Cada año que pasa, parece más claro afirmar que los japoneses son los únicos en el planeta capaces de hacerse remakes casi con la misma potencia y resonancia que sus títulos clásicos. Yasujirô Ozu compuso, en su mayor parte, una filmografía de prodigio narrativo y calidez sensitiva, basada en la observación de la familia y en sus leves pero imparables transformaciones que devienen en distancias generacionales insalvables. Con su mirada estacionada sobre los ojos de quien mira arrodillado, o sentado, sobre un tatami, su lirismo recorrió el aroma de una tradición clásica nipona, con sus destacadas costumbres y sus hábitos, a la que siempre estuvo ligado y a la que no dejó de elogiar película tras película.
La sombra de Ozu y de otros emperadores del séptimo arte japonés se sigue extendiendo a la época contemporánea y, en la actualidad, se conservan reminiscencias y rastros de cineastas que continúan bebiendo de las raíces más puras y majestuosas de su cultura y de las bondades que atesora. Este es el caso del octogenario Yôji Yamada, que tras sus imprescindibles El ocaso del samurái y Love & Honor se revela definitivamente como el gran ilustrador moderno de los ecos de Kobayashi, Kurosawa y, por supuesto, Ozu.
Sus películas suponen un derroche de arrebatada pasión y desoladora tristeza emotiva, con una puesta en escena elegante y templada que retrata unos personajes apasionantes abocados a la búsqueda de su identidad y a la destrucción. Practicante de un lirismo y una ternura exacerbados, su pulsión cinematográfica actúa como un doble salvoconducto: rendir pleitesía a las leyendas de su país a través de sus códigos y estilemas, y a su vez actualizar sus relatos a unos tiempos modernos en los que, sin embargo, nada parece haber cambiado demasiado en lo referido a las estructuras parentales.
En la obra magna de Ozu, Cuentos de Tokio, la coincidencia de cuatro generaciones familiares en la misma casa desencadena el contraste y el enfrentamiento entre ellas, tema esencial en su obra pues él mismo siempre se sintió influenciado y golpeado por las transformaciones culturales acaecidas en su país tras la derrota en la Segunda Guerra Mundial. Yamada toma el revelo con Una familia de Tokio pero decide prescindir de contextos históricos y coyunturas bélicas para actualizar su relato a un presente que se mueve entre la apatía de las generaciones jóvenes, la cordura mediadora de las intermedias y la incomprensión afectuosa de las más adultas.

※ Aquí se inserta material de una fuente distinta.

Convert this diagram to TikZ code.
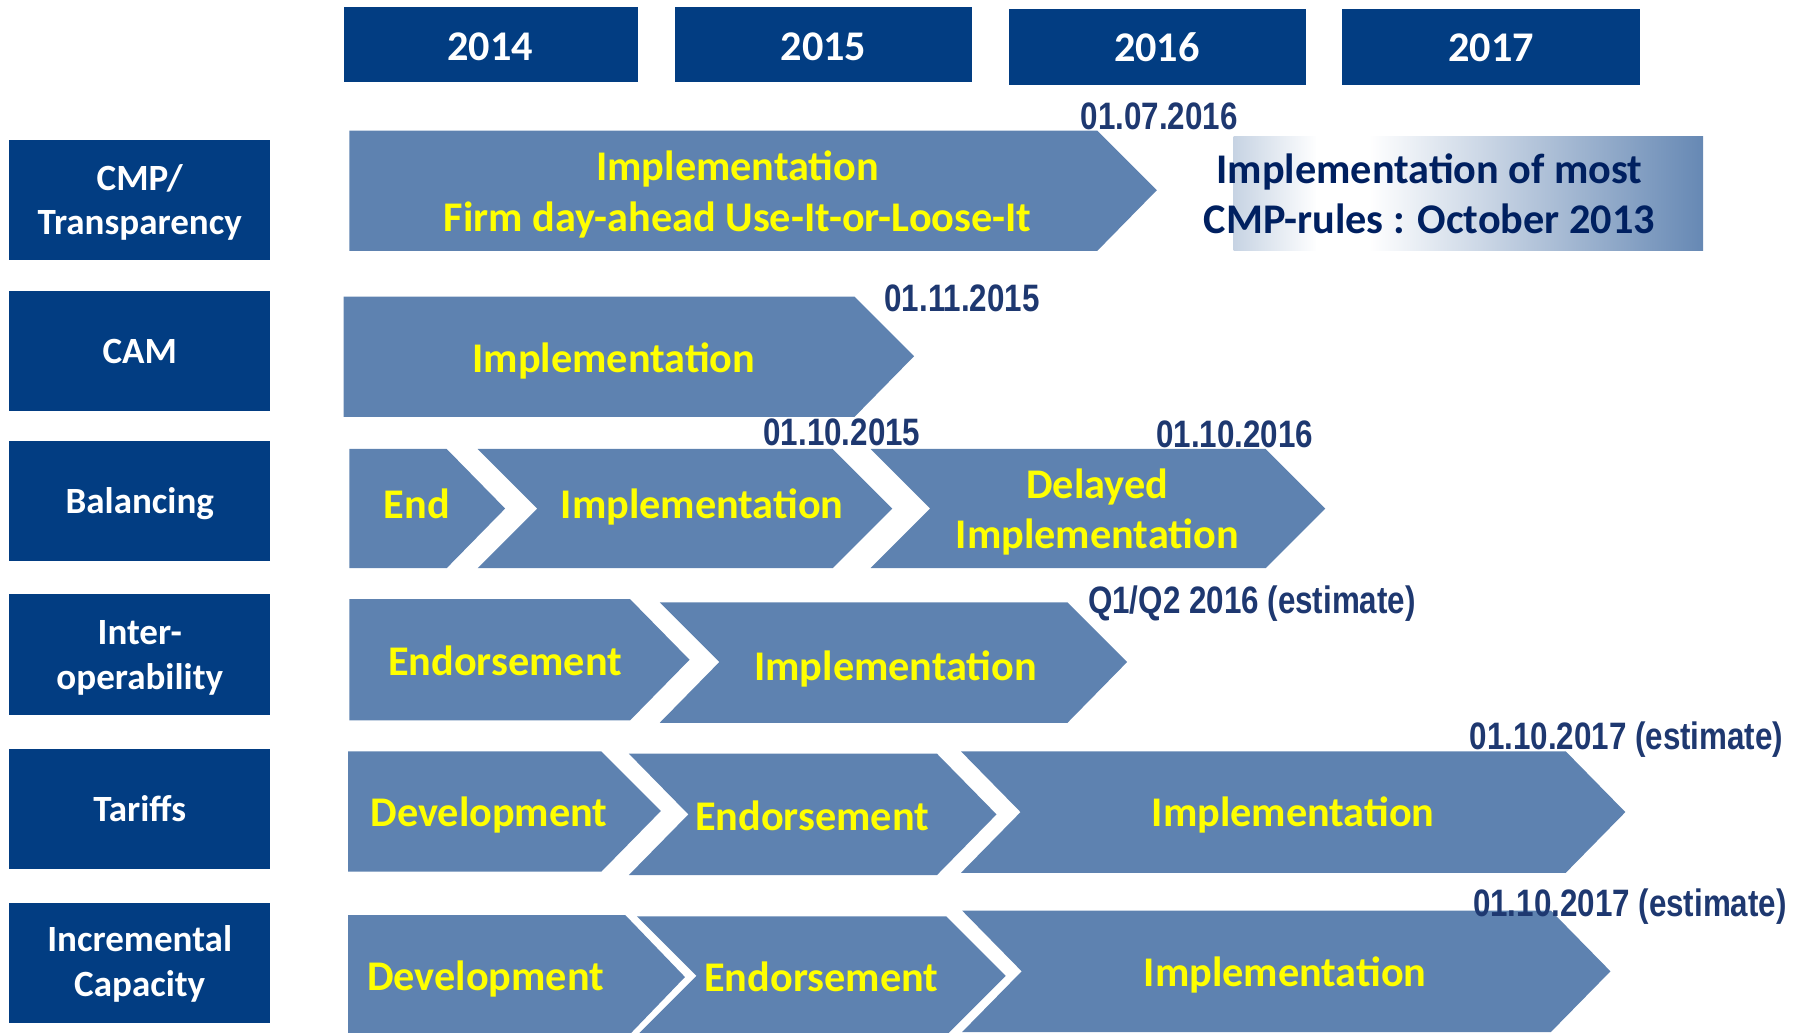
\documentclass[tikz,border=0pt]{standalone}
\usepackage{fontspec}
\setmainfont{Carlito}
\newfontfamily\datefont[FakeStretch=0.82]{Liberation Sans}
\usetikzlibrary{positioning}

\definecolor{navybox}{RGB}{2,61,130}
\definecolor{chevblue}{RGB}{94,130,176}
\definecolor{datecol}{RGB}{30,56,112}
\definecolor{darktext}{RGB}{0,32,96}
\definecolor{yell}{RGB}{255,255,0}

\tikzset{
  yearbox/.style={fill=navybox},
  rowbox/.style={fill=navybox},
  chev/.style={fill=chevblue},
  yeartxt/.style={anchor=base, text=white, font=\fontsize{21}{25}\selectfont\bfseries},
  rowtxt/.style={anchor=base, text=white, font=\fontsize{18.4}{22}\selectfont\bfseries},
  phase/.style={anchor=base, text=yell, font=\fontsize{21}{25}\selectfont\bfseries},
  datetxt/.style={anchor=base, text=datecol, font=\datefont\fontsize{19}{23}\selectfont\bfseries},
  notetxt/.style={anchor=base, text=darktext, font=\fontsize{21}{25}\selectfont\bfseries}
}

\begin{document}
\begin{tikzpicture}[x=0.02cm,y=-0.02cm]
\useasboundingbox (0,0) rectangle (1568,901);
\clip (0,0) rectangle (1568,901);

% years
\fill [yearbox] (300,6) rectangle (557,72);
\fill [yearbox] (589,6) rectangle (849,72);
\fill [yearbox] (881,8) rectangle (1140,74);
\fill [yearbox] (1172,8) rectangle (1432,74);
\node [yeartxt] (y14) at (428,53) {2014};
\node [yeartxt] (y15) at (719,53) {2015};
\node [yeartxt] (y16) at (1010,54) {2016};
\node [yeartxt] (y17) at (1302,54) {2017};

% rows
\fill [rowbox] (8,122) rectangle (236,227);
\fill [rowbox] (8,254) rectangle (236,359);
\fill [rowbox] (8,385) rectangle (236,490);
\fill [rowbox] (8,519) rectangle (236,624);
\fill [rowbox] (8,654) rectangle (236,759);
\fill [rowbox] (8,788) rectangle (236,893);
\node [rowtxt] (cmp1) at (122,166) {CMP/};
\node [rowtxt] (cmp2) at (122,205) {Transparency};
\node [rowtxt] (cam) at (122,317) {CAM};
\node [rowtxt] (bal) at (122,448) {Balancing};
\node [rowtxt] (int1) at (122,563) {Inter-};
\node [rowtxt] (int2) at (122,602) {operability};
\node [rowtxt] (tar) at (122,717) {Tariffs};
\node [rowtxt] (inc1) at (122,831) {Incremental};
\node [rowtxt] (inc2) at (122,870) {Capacity};

% CMP
\fill [chev] (305,114) -- (958,114) -- (1010,166) -- (958,219) -- (305,219) -- cycle;
\shade [left color=chevblue!35, right color=white] (1077,119) rectangle (1150,219);
\fill [white] (1149,119) rectangle (1196,219);
\shade [left color=white, right color=chevblue!95] (1195,119) rectangle (1487,219);
\node [phase] (cmpa) at (644,158) {Implementation};
\node [phase] (cmpb) at (644,202) {Firm day-ahead Use-It-or-Loose-It};
\node [notetxt] (most1) at (1248,160) {Implementation of most};
\node [notetxt] (most2) at (1248,204) {CMP-rules : October 2013};
\node [datetxt] (d1) at (1012,113) {01.07.2016};

% CAM
\fill [chev] (300,259) -- (746,259) -- (798,311) -- (746,364) -- (300,364) -- cycle;
\node [phase] (cama) at (536,325) {Implementation};
\node [datetxt] (d2) at (840,272) {01.11.2015};

% Balancing
\fill [chev] (305,392) -- (390,392) -- (441,444) -- (390,496) -- (305,496) -- cycle;
\fill [chev] (417,392) -- (727,392) -- (779,444) -- (727,496) -- (417,496) -- (469,444) -- cycle;
\fill [chev] (760,392) -- (1105,392) -- (1157,444) -- (1105,496) -- (760,496) -- (812,444) -- cycle;
\node [phase] (bala) at (364,453) {End};
\node [phase] (balb) at (613,453) {Implementation};
\node [phase] (balc) at (958,435) {Delayed};
\node [phase] (bald) at (958,479) {Implementation};
\node [datetxt] (d3) at (735,389) {01.10.2015};
\node [datetxt] (d4) at (1078,391) {01.10.2016};

% Interoperability
\fill [chev] (305,523) -- (550,523) -- (602,576) -- (550,629) -- (305,629) -- cycle;
\fill [chev] (576,526) -- (932,526) -- (984,578) -- (932,631) -- (576,631) -- (628,578) -- cycle;
\node [phase] (inta) at (441,590) {Endorsement};
\node [phase] (intb) at (782,594) {Implementation};
\node [datetxt] (d5) at (1093,536) {Q1/Q2 2016 (estimate)};

% Tariffs
\fill [chev] (304,656) -- (525,656) -- (577,708) -- (525,761) -- (304,761) -- cycle;
\fill [chev] (549,658) -- (818,658) -- (870,711) -- (818,764) -- (549,764) -- (601,711) -- cycle;
\fill [chev] (839,656) -- (1367,656) -- (1419,709) -- (1367,762) -- (839,762) -- (891,709) -- cycle;
\node [phase] (tara) at (427,722) {Development};
\node [phase] (tarb) at (709,725) {Endorsement};
\node [phase] (tarc) at (1129,722) {Implementation};
\node [datetxt] (d6) at (1420,654) {01.10.2017 (estimate)};

% Incremental capacity
\fill [chev] (304,799) -- (546,799) -- (598,853) -- (546,907) -- (304,907) -- cycle;
\fill [chev] (556,800) -- (826,800) -- (878,852) -- (826,904) -- (556,904) -- (608,852) -- cycle;
\fill [chev] (840,795) -- (1354,795) -- (1406,848) -- (1354,901) -- (840,901) -- (892,848) -- cycle;
\node [phase] (inca) at (424,865) {Development};
\node [phase] (incb) at (717,866) {Endorsement};
\node [phase] (incc) at (1122,861) {Implementation};
\node [datetxt] (d7) at (1423,800) {01.10.2017 (estimate)};
\end{tikzpicture}
\end{document}
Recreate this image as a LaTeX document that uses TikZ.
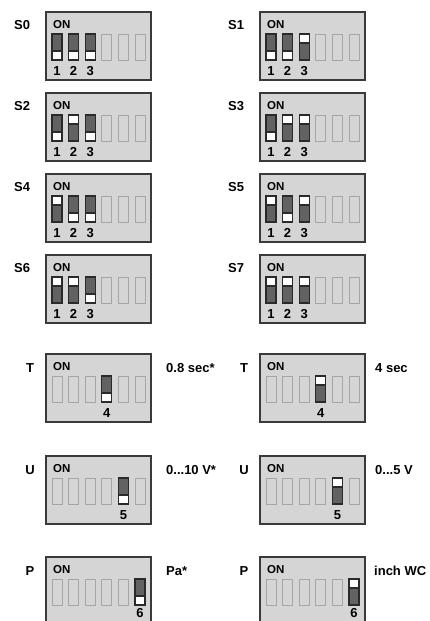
\documentclass[tikz,border=0pt]{standalone}
\usepackage{fontspec}
\setmainfont{Liberation Sans}

\definecolor{boxgray}{HTML}{D5D5D5}
\definecolor{boxedge}{HTML}{3A3A3A}
\definecolor{slotedge}{HTML}{A6A6A6}
\definecolor{knobgray}{HTML}{626262}
\definecolor{knobedge}{HTML}{2A2A2A}

\begin{document}
\begin{tikzpicture}[x=1pt, y=-1pt,
    dipbox/.style={draw=boxedge, fill=boxgray, line width=1.5pt, minimum width=105pt, minimum height=68pt, inner sep=0pt, outer sep=0pt, anchor=north west},
    slot/.style={draw=slotedge, line width=0.9pt, minimum width=10pt, minimum height=26pt, inner sep=0pt, outer sep=0pt, anchor=north west},
    knob/.style={slot, draw=knobedge, fill=knobgray, line width=1.1pt},
    knobend/.style={draw=knobedge, fill=white, line width=1.1pt, minimum width=10pt, minimum height=9pt, inner sep=0pt, outer sep=0pt},
    lbl/.style={font=\bfseries\fontsize{13}{15}\selectfont, inner sep=0pt},
    onlbl/.style={font=\bfseries\fontsize{11.5}{13}\selectfont, inner sep=0pt, anchor=base west},
    numlbl/.style={font=\bfseries\fontsize{13}{15}\selectfont, inner sep=0pt, anchor=base}]

    % Fix the page to the size of the reference
    \useasboundingbox (0,0) rectangle (429,621);

    % Baseline of the slot numbers below the top of a block
    \def\numy{63}

    % One DIP switch block: name, left x, top y, states of the six slots
    % (0 = no lever, 1 = lever off, white end down, 2 = lever on, white end up)
    \def\dipswitch#1#2#3#4{%
        \node[dipbox] (#1) at (#2,#3) {};
        \node[onlbl] (#1on) at (#2+7,#3+16.5) {ON};
        \foreach \s [count=\i] in {#4} {
            \pgfmathsetmacro\sx{#2+6+(\i-1)*16.6}
            \ifnum\s=0
                \node[slot] (#1s\i) at (\sx,#3+22) {};
            \else
                \node[knob] (#1s\i) at (\sx,#3+22) {};
                \ifnum\s=1
                    \node[knobend, anchor=south] (#1k\i) at (#1s\i.south) {};  % lever off
                \else
                    \node[knobend, anchor=north] (#1k\i) at (#1s\i.north) {};  % lever on
                \fi
                \node[numlbl] (#1n\i) at (\sx+5,#3+\numy) {\i};
            \fi
        }
    }

    % Eight addresses S0 ... S7 on switches 1-3
    \dipswitch{s0}{46}{12}{1,1,1,0,0,0}
    \dipswitch{s1}{260}{12}{1,1,2,0,0,0}
    \dipswitch{s2}{46}{93}{1,2,1,0,0,0}
    \dipswitch{s3}{260}{93}{1,2,2,0,0,0}
    \dipswitch{s4}{46}{174}{2,1,1,0,0,0}
    \dipswitch{s5}{260}{174}{2,1,2,0,0,0}
    \dipswitch{s6}{46}{255}{2,2,1,0,0,0}
    \dipswitch{s7}{260}{255}{2,2,2,0,0,0}

    % Address labels
    \foreach \n/\x/\y in {0/14/29.5, 1/228/29.5, 2/14/110.5, 3/228/110.5, 4/14/191.5, 5/228/191.5, 6/14/272.5, 7/228/272.5} {
        \node[lbl, anchor=base west] (lbls\n) at (\x,\y) {S\n};
    }

    % Switch 4: time, switch 5: output, switch 6: unit
    \dipswitch{tl}{46}{354}{0,0,0,1,0,0}
    \dipswitch{tr}{260}{354}{0,0,0,2,0,0}
    \dipswitch{ul}{46}{456}{0,0,0,0,1,0}
    \dipswitch{ur}{260}{456}{0,0,0,0,2,0}
    \def\numy{60}  % last row is cut by the page edge
    \dipswitch{pl}{46}{557}{0,0,0,0,0,1}
    \dipswitch{pr}{260}{557}{0,0,0,0,0,2}

    % Function letters on the left of the blocks
    \node[lbl, anchor=base] (lbltl) at (30,372.5) {T};
    \node[lbl, anchor=base] (lbltr) at (244,372.5) {T};
    \node[lbl, anchor=base] (lblul) at (30,474) {U};
    \node[lbl, anchor=base] (lblur) at (244,474) {U};
    \node[lbl, anchor=base] (lblpl) at (30,575) {P};
    \node[lbl, anchor=base] (lblpr) at (244,575) {P};

    % Settings on the right of the blocks
    \node[lbl, anchor=base west] (valtl) at (166,372.5) {0.8 sec*};
    \node[lbl, anchor=base west] (valtr) at (375,372.5) {4 sec};
    \node[lbl, anchor=base west] (valul) at (166,474) {0...10 V*};
    \node[lbl, anchor=base west] (valur) at (375,474) {0...5 V};
    \node[lbl, anchor=base west] (valpl) at (166,575) {Pa*};
    \node[lbl, anchor=base west] (valpr) at (374,575) {inch WC};

\end{tikzpicture}
\end{document}
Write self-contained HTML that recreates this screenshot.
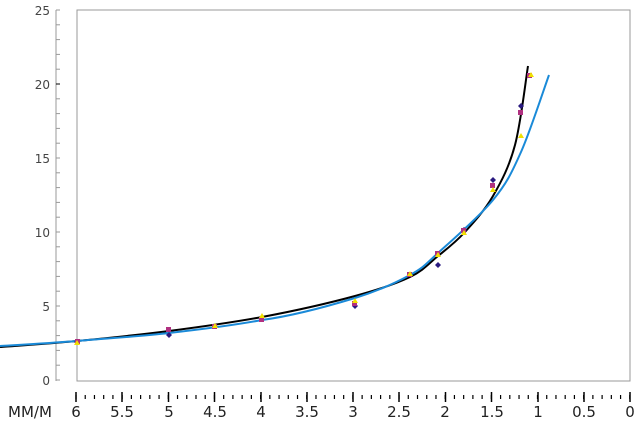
<!DOCTYPE html>
<html><head><meta charset="utf-8"><style>
body{margin:0;background:#fff;}
svg{display:block;font-family:"DejaVu Sans","Liberation Sans",sans-serif;}
</style></head><body>
<svg width="640" height="422" viewBox="0 0 640 422">
<rect x="77" y="10" width="553" height="371" fill="none" stroke="#999" stroke-width="1"/>
<line x1="56" y1="10" x2="56" y2="381" stroke="#999"/>
<g stroke="#999">
<line x1="56" y1="10" x2="60" y2="10"/><line x1="56" y1="24.8" x2="60" y2="24.8"/><line x1="56" y1="39.6" x2="60" y2="39.6"/><line x1="56" y1="54.4" x2="60" y2="54.4"/><line x1="56" y1="69.2" x2="60" y2="69.2"/><line x1="56" y1="84" x2="60" y2="84" stroke="#000"/><line x1="56" y1="98.8" x2="60" y2="98.8"/><line x1="56" y1="113.6" x2="60" y2="113.6"/><line x1="56" y1="128.4" x2="60" y2="128.4"/><line x1="56" y1="143.2" x2="60" y2="143.2"/><line x1="56" y1="158" x2="60" y2="158"/><line x1="56" y1="172.8" x2="60" y2="172.8"/><line x1="56" y1="187.6" x2="60" y2="187.6"/><line x1="56" y1="202.4" x2="60" y2="202.4"/><line x1="56" y1="217.2" x2="60" y2="217.2"/><line x1="56" y1="232" x2="60" y2="232"/><line x1="56" y1="246.8" x2="60" y2="246.8"/><line x1="56" y1="261.6" x2="60" y2="261.6"/><line x1="56" y1="276.4" x2="60" y2="276.4"/><line x1="56" y1="291.2" x2="60" y2="291.2"/><line x1="56" y1="306" x2="60" y2="306"/><line x1="56" y1="320.8" x2="60" y2="320.8"/><line x1="56" y1="335.6" x2="60" y2="335.6"/><line x1="56" y1="350.4" x2="60" y2="350.4"/><line x1="56" y1="365.2" x2="60" y2="365.2"/><line x1="56" y1="380" x2="60" y2="380"/>
</g>
<g font-size="12" fill="#444" text-anchor="end">
<text x="50" y="15">25</text><text x="50" y="89">20</text><text x="50" y="163">15</text><text x="50" y="237">10</text><text x="50" y="311">5</text><text x="50" y="385">0</text>
</g>
<g stroke="#000" stroke-width="1.5">
<line x1="76" y1="392" x2="76" y2="402"/>
<line x1="122" y1="392" x2="122" y2="402"/>
<line x1="168.5" y1="392" x2="168.5" y2="402"/>
<line x1="214.5" y1="392" x2="214.5" y2="402"/>
<line x1="261" y1="392" x2="261" y2="402"/>
<line x1="307" y1="392" x2="307" y2="402"/>
<line x1="353" y1="392" x2="353" y2="402"/>
<line x1="399" y1="392" x2="399" y2="402"/>
<line x1="445.5" y1="392" x2="445.5" y2="402"/>
<line x1="491.5" y1="392" x2="491.5" y2="402"/>
<line x1="538" y1="392" x2="538" y2="402"/>
<line x1="584" y1="392" x2="584" y2="402"/>
<line x1="630" y1="392" x2="630" y2="402"/>
</g>
<path d="M75.4 397 H631" stroke="#000" stroke-width="4" fill="none" stroke-dasharray="1.2 8.03"/>
<g font-size="15" fill="#222" text-anchor="middle">
<text x="30" y="417">MM/M</text>
<text x="76" y="417">6</text><text x="122" y="417">5.5</text><text x="169" y="417">5</text><text x="215" y="417">4.5</text><text x="261" y="417">4</text><text x="307" y="417">3.5</text><text x="353" y="417">3</text><text x="399" y="417">2.5</text><text x="445" y="417">2</text><text x="492" y="417">1.5</text><text x="538" y="417">1</text><text x="584" y="417">0.5</text><text x="630" y="417">0</text>
</g>
<path d="M0 347 C12.8 346 48.8 343.7 77 341 C105.2 338.3 138.2 335 169 331 C199.8 327 231 322.8 262 317 C293 311.2 330.3 302.7 355 296 C379.7 289.3 396.2 283.7 410 277 C423.8 270.3 429 263.3 438 256 C447 248.7 454.8 243 464 233 C473.2 223 484.5 210.7 493 196 C501.5 181.3 509.2 166.7 515 145 C520.8 123.3 525.8 79.2 528 66" fill="none" stroke="#000" stroke-width="2"/>
<path d="M0 346 C12.8 345.2 48.8 343.2 77 341 C105.2 338.5 138.2 336.5 169 333 C199.8 329.5 231 325.8 262 320 C293 315.8 330.3 305.5 355 298 C379.7 290.5 396.2 282.5 410 275 C423.8 267.5 424.2 265.5 438 253 C451.8 240.5 479.2 216.8 493 200 C506.8 183.2 511.7 172.8 521 152 C530.3 131.2 544.3 87.8 549 75" fill="none" stroke="#1a8ad8" stroke-width="2"/>
<g fill="#2a1a80">
<path d="M77 339 l3 3 -3 3 -3 -3z"/><path d="M169 332 l3 3 -3 3 -3 -3z"/><path d="M438 262 l3 3 -3 3 -3 -3z"/><path d="M464 227 l3 3 -3 3 -3 -3z"/><path d="M493 177 l3 3 -3 3 -3 -3z"/><path d="M521 103 l3 3 -3 3 -3 -3z"/><path d="M355 303 l3 3 -3 3 -3 -3z"/>
</g>
<g fill="#b03080">
<rect x="166" y="327" width="5" height="5"/><rect x="212" y="324" width="5" height="5"/><rect x="259" y="317" width="5" height="5"/><rect x="352" y="301" width="5" height="5"/><rect x="407" y="272" width="5" height="5"/><rect x="435" y="251" width="5" height="5"/><rect x="461" y="228" width="5" height="5"/><rect x="490" y="183" width="5" height="5"/><rect x="518" y="110" width="5" height="5"/><rect x="527" y="73" width="5" height="5"/><rect x="75" y="339" width="5" height="5"/>
</g>
<g fill="#f0e000">
<path d="M77 340 l3 5 h-6z"/><path d="M215 323 l3 5 h-6z"/><path d="M262 313 l3 5 h-6z"/><path d="M355 298 l3 5 h-6z"/><path d="M410 271 l3 5 h-6z"/><path d="M438 252 l3 5 h-6z"/><path d="M464 230 l3 5 h-6z"/><path d="M493 187 l3 5 h-6z"/><path d="M521 133 l3 5 h-6z"/><path d="M531 72 l3 5 h-6z"/>
</g>
</svg>
</body></html>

Una tenue nostalgia muy empática y humanística recorre la visión de Yamada, desecha lo superfluo y apela a la melancolía, que respira a través de sus personajes y que camina reptando a través del tiempo. Capta las esencias más vitales de esos miembros, desconocidos, desconcertados y siniestros, que se ven forzados a entenderse por el pretexto de estar unidos por lazos de sangre. La capacidad para la concisión sacude el ritmo y el espacio a la hora de cazar al vuelo lo elemental sin énfasis, la magia de la cotidianeidad sin hipérboles. En la bellísima composición de planos estáticos del director japonés se cuela, digámoslo ya, la vida en su sentir más poético, tangible y verdadero.
Yamada no nos propone un remake al uso. De haber sido así, no habría acudido a homenajear a la obra capital de uno de los directores capitales de Japón. Nos incita a detener el flujo de nuestro ciclo vital, como ya hizo Ozu. Nos alienta a reflexionar sobre el canto agridulce a la tristeza que provoca nuestro sometimiento sobre ese elemento trágico que llamamos tiempo. Desde sus postulados íntimos, propios y personales, el nipón nos aproxima a su intimidad creativa y nos la sirve en bandeja de plata a los espectadores para conectar almas. Un pedazo de la nuestra se va y otro, de vuelta, se nos brinda.